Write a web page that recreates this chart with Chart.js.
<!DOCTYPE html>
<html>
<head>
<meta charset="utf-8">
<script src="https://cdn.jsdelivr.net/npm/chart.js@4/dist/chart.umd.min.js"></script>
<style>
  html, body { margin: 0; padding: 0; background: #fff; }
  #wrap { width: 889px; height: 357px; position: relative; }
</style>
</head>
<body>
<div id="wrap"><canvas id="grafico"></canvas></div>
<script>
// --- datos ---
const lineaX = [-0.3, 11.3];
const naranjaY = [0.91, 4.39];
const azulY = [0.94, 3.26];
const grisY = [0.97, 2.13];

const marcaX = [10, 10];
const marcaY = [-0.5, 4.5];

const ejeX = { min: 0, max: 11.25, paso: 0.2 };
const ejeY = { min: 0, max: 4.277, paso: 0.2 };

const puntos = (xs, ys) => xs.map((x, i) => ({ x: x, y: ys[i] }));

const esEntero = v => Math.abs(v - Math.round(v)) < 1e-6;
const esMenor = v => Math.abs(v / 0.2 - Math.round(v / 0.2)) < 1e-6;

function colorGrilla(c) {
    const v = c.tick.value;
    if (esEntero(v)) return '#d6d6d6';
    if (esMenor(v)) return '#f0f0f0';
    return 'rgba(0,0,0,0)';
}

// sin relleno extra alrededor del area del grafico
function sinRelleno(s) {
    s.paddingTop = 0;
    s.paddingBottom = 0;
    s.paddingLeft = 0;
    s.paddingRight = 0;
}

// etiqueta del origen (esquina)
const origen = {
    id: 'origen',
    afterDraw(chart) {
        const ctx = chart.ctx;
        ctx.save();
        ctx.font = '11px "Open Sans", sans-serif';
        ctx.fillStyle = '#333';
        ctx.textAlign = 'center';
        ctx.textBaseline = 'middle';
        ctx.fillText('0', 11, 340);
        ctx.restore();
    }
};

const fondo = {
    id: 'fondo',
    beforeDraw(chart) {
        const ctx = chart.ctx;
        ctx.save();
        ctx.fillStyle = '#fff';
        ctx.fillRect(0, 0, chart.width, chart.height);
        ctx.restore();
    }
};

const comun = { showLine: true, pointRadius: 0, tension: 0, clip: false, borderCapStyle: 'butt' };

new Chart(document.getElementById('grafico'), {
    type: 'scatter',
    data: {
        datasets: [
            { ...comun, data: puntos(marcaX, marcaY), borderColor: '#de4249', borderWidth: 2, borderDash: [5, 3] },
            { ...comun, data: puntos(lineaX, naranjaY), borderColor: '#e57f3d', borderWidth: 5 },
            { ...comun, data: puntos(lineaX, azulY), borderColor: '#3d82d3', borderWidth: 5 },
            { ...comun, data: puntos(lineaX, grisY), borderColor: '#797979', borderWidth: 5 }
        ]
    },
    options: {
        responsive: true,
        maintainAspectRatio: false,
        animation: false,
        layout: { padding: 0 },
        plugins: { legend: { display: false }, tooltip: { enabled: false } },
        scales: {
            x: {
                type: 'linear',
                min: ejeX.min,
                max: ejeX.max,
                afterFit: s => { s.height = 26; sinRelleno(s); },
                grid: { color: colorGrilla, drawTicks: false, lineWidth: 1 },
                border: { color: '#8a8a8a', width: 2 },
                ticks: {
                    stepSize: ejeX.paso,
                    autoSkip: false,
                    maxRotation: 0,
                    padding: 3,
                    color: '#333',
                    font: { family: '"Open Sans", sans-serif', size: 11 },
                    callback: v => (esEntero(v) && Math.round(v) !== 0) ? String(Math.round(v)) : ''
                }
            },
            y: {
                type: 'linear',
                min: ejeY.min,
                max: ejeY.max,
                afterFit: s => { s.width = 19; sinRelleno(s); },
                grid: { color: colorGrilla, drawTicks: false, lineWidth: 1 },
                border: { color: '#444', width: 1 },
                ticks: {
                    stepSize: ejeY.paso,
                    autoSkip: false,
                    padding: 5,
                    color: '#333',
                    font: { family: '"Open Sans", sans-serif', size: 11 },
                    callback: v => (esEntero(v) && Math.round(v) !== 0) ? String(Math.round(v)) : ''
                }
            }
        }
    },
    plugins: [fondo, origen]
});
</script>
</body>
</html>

WHAT THIS TASK INVOLVES: Take the material above and return all of it exactly.

FINAL RESULT:
Write a web page that recreates this chart with Chart.js.
<!DOCTYPE html>
<html>
<head>
<meta charset="utf-8">
<script src="https://cdn.jsdelivr.net/npm/chart.js@4/dist/chart.umd.min.js"></script>
<style>
  html, body { margin: 0; padding: 0; background: #fff; }
  #wrap { width: 889px; height: 357px; position: relative; }
</style>
</head>
<body>
<div id="wrap"><canvas id="grafico"></canvas></div>
<script>
// --- datos ---
const lineaX = [-0.3, 11.3];
const naranjaY = [0.91, 4.39];
const azulY = [0.94, 3.26];
const grisY = [0.97, 2.13];

const marcaX = [10, 10];
const marcaY = [-0.5, 4.5];

const ejeX = { min: 0, max: 11.25, paso: 0.2 };
const ejeY = { min: 0, max: 4.277, paso: 0.2 };

const puntos = (xs, ys) => xs.map((x, i) => ({ x: x, y: ys[i] }));

const esEntero = v => Math.abs(v - Math.round(v)) < 1e-6;
const esMenor = v => Math.abs(v / 0.2 - Math.round(v / 0.2)) < 1e-6;

function colorGrilla(c) {
    const v = c.tick.value;
    if (esEntero(v)) return '#d6d6d6';
    if (esMenor(v)) return '#f0f0f0';
    return 'rgba(0,0,0,0)';
}

// sin relleno extra alrededor del area del grafico
function sinRelleno(s) {
    s.paddingTop = 0;
    s.paddingBottom = 0;
    s.paddingLeft = 0;
    s.paddingRight = 0;
}

// etiqueta del origen (esquina)
const origen = {
    id: 'origen',
    afterDraw(chart) {
        const ctx = chart.ctx;
        ctx.save();
        ctx.font = '11px "Open Sans", sans-serif';
        ctx.fillStyle = '#333';
        ctx.textAlign = 'center';
        ctx.textBaseline = 'middle';
        ctx.fillText('0', 11, 340);
        ctx.restore();
    }
};

const fondo = {
    id: 'fondo',
    beforeDraw(chart) {
        const ctx = chart.ctx;
        ctx.save();
        ctx.fillStyle = '#fff';
        ctx.fillRect(0, 0, chart.width, chart.height);
        ctx.restore();
    }
};

const comun = { showLine: true, pointRadius: 0, tension: 0, clip: false, borderCapStyle: 'butt' };

new Chart(document.getElementById('grafico'), {
    type: 'scatter',
    data: {
        datasets: [
            { ...comun, data: puntos(marcaX, marcaY), borderColor: '#de4249', borderWidth: 2, borderDash: [5, 3] },
            { ...comun, data: puntos(lineaX, naranjaY), borderColor: '#e57f3d', borderWidth: 5 },
            { ...comun, data: puntos(lineaX, azulY), borderColor: '#3d82d3', borderWidth: 5 },
            { ...comun, data: puntos(lineaX, grisY), borderColor: '#797979', borderWidth: 5 }
        ]
    },
    options: {
        responsive: true,
        maintainAspectRatio: false,
        animation: false,
        layout: { padding: 0 },
        plugins: { legend: { display: false }, tooltip: { enabled: false } },
        scales: {
            x: {
                type: 'linear',
                min: ejeX.min,
                max: ejeX.max,
                afterFit: s => { s.height = 26; sinRelleno(s); },
                grid: { color: colorGrilla, drawTicks: false, lineWidth: 1 },
                border: { color: '#8a8a8a', width: 2 },
                ticks: {
                    stepSize: ejeX.paso,
                    autoSkip: false,
                    maxRotation: 0,
                    padding: 3,
                    color: '#333',
                    font: { family: '"Open Sans", sans-serif', size: 11 },
                    callback: v => (esEntero(v) && Math.round(v) !== 0) ? String(Math.round(v)) : ''
                }
            },
            y: {
                type: 'linear',
                min: ejeY.min,
                max: ejeY.max,
                afterFit: s => { s.width = 19; sinRelleno(s); },
                grid: { color: colorGrilla, drawTicks: false, lineWidth: 1 },
                border: { color: '#444', width: 1 },
                ticks: {
                    stepSize: ejeY.paso,
                    autoSkip: false,
                    padding: 5,
                    color: '#333',
                    font: { family: '"Open Sans", sans-serif', size: 11 },
                    callback: v => (esEntero(v) && Math.round(v) !== 0) ? String(Math.round(v)) : ''
                }
            }
        }
    },
    plugins: [fondo, origen]
});
</script>
</body>
</html>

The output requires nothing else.